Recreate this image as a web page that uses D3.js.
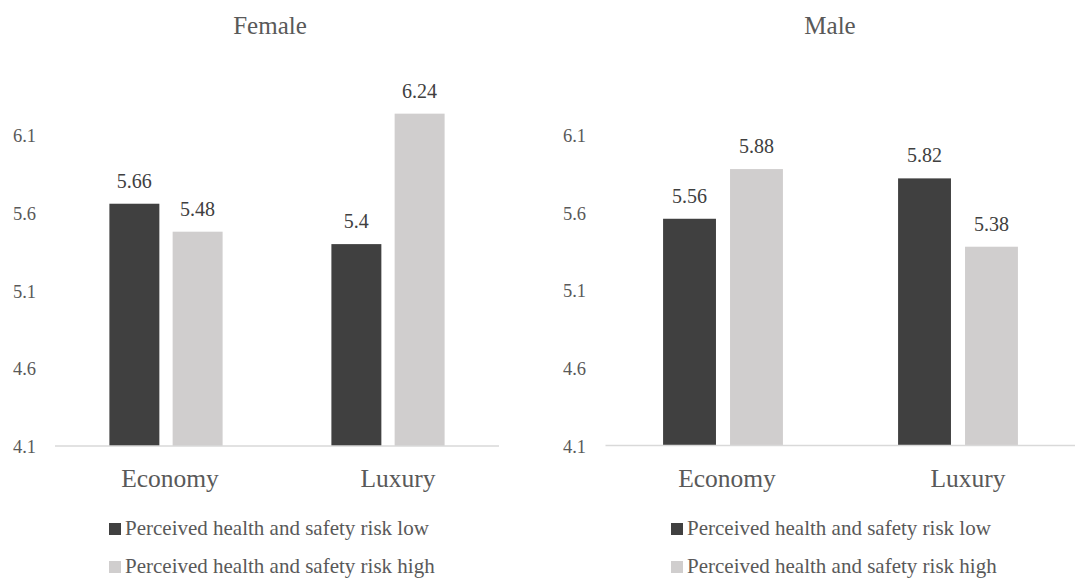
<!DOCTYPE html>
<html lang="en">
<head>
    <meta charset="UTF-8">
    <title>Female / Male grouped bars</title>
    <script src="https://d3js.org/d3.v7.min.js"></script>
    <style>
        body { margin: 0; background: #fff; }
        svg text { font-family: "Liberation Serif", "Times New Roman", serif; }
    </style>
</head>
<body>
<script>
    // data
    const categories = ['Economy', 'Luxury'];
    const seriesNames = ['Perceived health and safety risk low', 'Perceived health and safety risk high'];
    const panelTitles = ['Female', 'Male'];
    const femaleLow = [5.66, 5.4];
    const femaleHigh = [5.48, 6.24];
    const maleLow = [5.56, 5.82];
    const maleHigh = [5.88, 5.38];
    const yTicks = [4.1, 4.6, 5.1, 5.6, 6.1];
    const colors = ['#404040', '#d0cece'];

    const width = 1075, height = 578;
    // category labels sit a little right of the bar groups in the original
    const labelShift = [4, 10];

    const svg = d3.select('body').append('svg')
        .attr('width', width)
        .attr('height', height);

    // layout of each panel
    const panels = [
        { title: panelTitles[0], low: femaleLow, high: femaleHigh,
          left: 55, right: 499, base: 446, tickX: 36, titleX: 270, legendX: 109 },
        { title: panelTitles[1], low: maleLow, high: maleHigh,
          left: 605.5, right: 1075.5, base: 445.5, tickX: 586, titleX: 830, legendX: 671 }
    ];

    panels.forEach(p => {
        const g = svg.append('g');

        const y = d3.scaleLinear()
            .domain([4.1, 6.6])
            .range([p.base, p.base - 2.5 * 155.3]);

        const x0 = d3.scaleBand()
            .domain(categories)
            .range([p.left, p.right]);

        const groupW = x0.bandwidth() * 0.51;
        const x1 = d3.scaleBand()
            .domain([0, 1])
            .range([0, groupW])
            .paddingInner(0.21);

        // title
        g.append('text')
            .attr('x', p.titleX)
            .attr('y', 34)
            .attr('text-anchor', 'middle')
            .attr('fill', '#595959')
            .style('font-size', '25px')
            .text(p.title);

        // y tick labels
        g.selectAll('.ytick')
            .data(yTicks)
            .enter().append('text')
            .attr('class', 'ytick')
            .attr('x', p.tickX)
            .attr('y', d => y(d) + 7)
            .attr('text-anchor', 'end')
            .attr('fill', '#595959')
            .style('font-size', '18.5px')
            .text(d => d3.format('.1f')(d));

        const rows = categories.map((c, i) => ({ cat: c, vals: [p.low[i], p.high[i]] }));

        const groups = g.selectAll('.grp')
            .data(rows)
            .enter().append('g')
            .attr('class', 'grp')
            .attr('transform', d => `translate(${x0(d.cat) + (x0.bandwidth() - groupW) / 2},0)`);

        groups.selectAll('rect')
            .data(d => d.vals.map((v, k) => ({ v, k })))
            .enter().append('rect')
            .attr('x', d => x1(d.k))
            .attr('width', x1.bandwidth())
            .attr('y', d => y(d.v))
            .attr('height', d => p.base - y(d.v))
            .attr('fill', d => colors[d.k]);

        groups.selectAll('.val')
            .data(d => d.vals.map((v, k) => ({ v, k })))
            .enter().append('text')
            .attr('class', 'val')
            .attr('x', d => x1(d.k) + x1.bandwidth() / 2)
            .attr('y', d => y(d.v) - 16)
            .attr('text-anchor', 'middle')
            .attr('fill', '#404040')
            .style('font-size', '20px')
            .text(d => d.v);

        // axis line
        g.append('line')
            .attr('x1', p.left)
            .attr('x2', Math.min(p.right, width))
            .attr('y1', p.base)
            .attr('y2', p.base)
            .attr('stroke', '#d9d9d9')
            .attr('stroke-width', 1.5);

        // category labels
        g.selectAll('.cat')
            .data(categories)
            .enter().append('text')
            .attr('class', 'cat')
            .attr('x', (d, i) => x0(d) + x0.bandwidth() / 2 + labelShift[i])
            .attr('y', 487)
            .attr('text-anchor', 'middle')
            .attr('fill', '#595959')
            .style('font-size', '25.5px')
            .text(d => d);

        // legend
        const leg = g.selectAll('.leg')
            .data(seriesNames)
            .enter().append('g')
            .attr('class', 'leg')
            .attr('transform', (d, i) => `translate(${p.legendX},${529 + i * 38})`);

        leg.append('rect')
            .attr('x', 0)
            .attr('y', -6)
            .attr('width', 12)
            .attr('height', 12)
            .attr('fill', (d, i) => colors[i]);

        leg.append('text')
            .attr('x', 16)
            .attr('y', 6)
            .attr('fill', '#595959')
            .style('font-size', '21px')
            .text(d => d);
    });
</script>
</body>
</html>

──────

Problem requirements: Omit any images, then output the listing exactly.

Solution to this problem:
Recreate this image as a web page that uses D3.js.
<!DOCTYPE html>
<html lang="en">
<head>
    <meta charset="UTF-8">
    <title>Female / Male grouped bars</title>
    <script src="https://d3js.org/d3.v7.min.js"></script>
    <style>
        body { margin: 0; background: #fff; }
        svg text { font-family: "Liberation Serif", "Times New Roman", serif; }
    </style>
</head>
<body>
<script>
    // data
    const categories = ['Economy', 'Luxury'];
    const seriesNames = ['Perceived health and safety risk low', 'Perceived health and safety risk high'];
    const panelTitles = ['Female', 'Male'];
    const femaleLow = [5.66, 5.4];
    const femaleHigh = [5.48, 6.24];
    const maleLow = [5.56, 5.82];
    const maleHigh = [5.88, 5.38];
    const yTicks = [4.1, 4.6, 5.1, 5.6, 6.1];
    const colors = ['#404040', '#d0cece'];

    const width = 1075, height = 578;
    // category labels sit a little right of the bar groups in the original
    const labelShift = [4, 10];

    const svg = d3.select('body').append('svg')
        .attr('width', width)
        .attr('height', height);

    // layout of each panel
    const panels = [
        { title: panelTitles[0], low: femaleLow, high: femaleHigh,
          left: 55, right: 499, base: 446, tickX: 36, titleX: 270, legendX: 109 },
        { title: panelTitles[1], low: maleLow, high: maleHigh,
          left: 605.5, right: 1075.5, base: 445.5, tickX: 586, titleX: 830, legendX: 671 }
    ];

    panels.forEach(p => {
        const g = svg.append('g');

        const y = d3.scaleLinear()
            .domain([4.1, 6.6])
            .range([p.base, p.base - 2.5 * 155.3]);

        const x0 = d3.scaleBand()
            .domain(categories)
            .range([p.left, p.right]);

        const groupW = x0.bandwidth() * 0.51;
        const x1 = d3.scaleBand()
            .domain([0, 1])
            .range([0, groupW])
            .paddingInner(0.21);

        // title
        g.append('text')
            .attr('x', p.titleX)
            .attr('y', 34)
            .attr('text-anchor', 'middle')
            .attr('fill', '#595959')
            .style('font-size', '25px')
            .text(p.title);

        // y tick labels
        g.selectAll('.ytick')
            .data(yTicks)
            .enter().append('text')
            .attr('class', 'ytick')
            .attr('x', p.tickX)
            .attr('y', d => y(d) + 7)
            .attr('text-anchor', 'end')
            .attr('fill', '#595959')
            .style('font-size', '18.5px')
            .text(d => d3.format('.1f')(d));

        const rows = categories.map((c, i) => ({ cat: c, vals: [p.low[i], p.high[i]] }));

        const groups = g.selectAll('.grp')
            .data(rows)
            .enter().append('g')
            .attr('class', 'grp')
            .attr('transform', d => `translate(${x0(d.cat) + (x0.bandwidth() - groupW) / 2},0)`);

        groups.selectAll('rect')
            .data(d => d.vals.map((v, k) => ({ v, k })))
            .enter().append('rect')
            .attr('x', d => x1(d.k))
            .attr('width', x1.bandwidth())
            .attr('y', d => y(d.v))
            .attr('height', d => p.base - y(d.v))
            .attr('fill', d => colors[d.k]);

        groups.selectAll('.val')
            .data(d => d.vals.map((v, k) => ({ v, k })))
            .enter().append('text')
            .attr('class', 'val')
            .attr('x', d => x1(d.k) + x1.bandwidth() / 2)
            .attr('y', d => y(d.v) - 16)
            .attr('text-anchor', 'middle')
            .attr('fill', '#404040')
            .style('font-size', '20px')
            .text(d => d.v);

        // axis line
        g.append('line')
            .attr('x1', p.left)
            .attr('x2', Math.min(p.right, width))
            .attr('y1', p.base)
            .attr('y2', p.base)
            .attr('stroke', '#d9d9d9')
            .attr('stroke-width', 1.5);

        // category labels
        g.selectAll('.cat')
            .data(categories)
            .enter().append('text')
            .attr('class', 'cat')
            .attr('x', (d, i) => x0(d) + x0.bandwidth() / 2 + labelShift[i])
            .attr('y', 487)
            .attr('text-anchor', 'middle')
            .attr('fill', '#595959')
            .style('font-size', '25.5px')
            .text(d => d);

        // legend
        const leg = g.selectAll('.leg')
            .data(seriesNames)
            .enter().append('g')
            .attr('class', 'leg')
            .attr('transform', (d, i) => `translate(${p.legendX},${529 + i * 38})`);

        leg.append('rect')
            .attr('x', 0)
            .attr('y', -6)
            .attr('width', 12)
            .attr('height', 12)
            .attr('fill', (d, i) => colors[i]);

        leg.append('text')
            .attr('x', 16)
            .attr('y', 6)
            .attr('fill', '#595959')
            .style('font-size', '21px')
            .text(d => d);
    });
</script>
</body>
</html>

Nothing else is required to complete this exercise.